A naive total utilitarian approach is clearly lacking. There are always hidden and unmentioned complexities like predetermined ecological niche sizes, i.e. 50 saved birds will quickly breed so as to fill a niche whereas 5,000 birds will remain at the limits. The difference between 1,000 out of 50,000 versus 1,000 out of 2,000 human lives saved is a substantial difference: realistic attempts at either will look very different from each other. Logarithmic scaling is common and can be a natural result of (implicit) consideration of conjunctions, exaggerations, credibility calculations (like whether it'd be easy or difficult to fake a positive result), baselines, opportunity costs, and so on; it is unclear what a normative evaluation of disutility from wars of various casualties would look like, but logarithmicness doesn't seem obviously wrong. (The different framings in the original paper suggest different metrics for evaluation; there's no reason to expect consistent valuations across levels of organization. "Deaths per day" offers an uncomplicated metric, "magnitude of war" prompts highly complex evaluations where log-normal distributions are significant.) Lives (alleged) to be saved affect utility calculations only additively, less than do estimated probabilities of internal successes or failures. In brief, a substantial amount of information is not represented by the numbers, and so substantial deviations from naive additive WTP values should be expected.

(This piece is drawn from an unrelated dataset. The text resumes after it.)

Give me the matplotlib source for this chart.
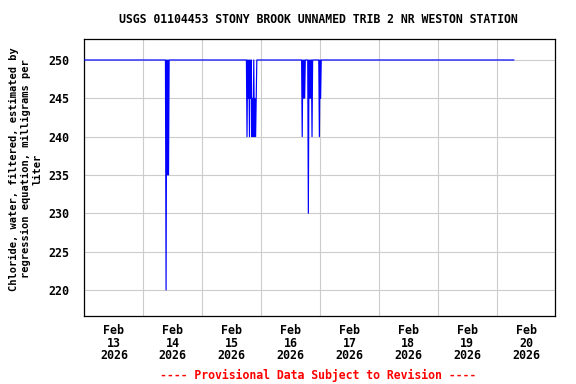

Naive total utilitarianism is a fast and frugal algorithm which ignores many considerations and makes no attempt to reach normative decisions. Whether it's more or less consistent with total utilitarians' values than more intuitive approaches is unclear, and which to prefer in the absence of such information is likewise unclear. Finally, don't forget that meta-level uncertainty about total utilitarianism should be taken into account.

ETA: I should highlight that there is much variance between subjects and between studies. I do not argue that some subjects in some studies don't simply purchase moral satisfaction or the like (though the research indicates this is uncommon), but I do argue that some non-negligible number of subjects in some non-negligible number of studies might be more effective altruists than any explicitly algorithm/equation-centered approach would allow for.

ETA2: The above analysis assumes that people's responses to surveys about why/how they made a decision or what affected them isn't generally correlated much with their actual decision processes. This assumption is reasonable and isn't necessary but it's not overwhelmingly disjunctive.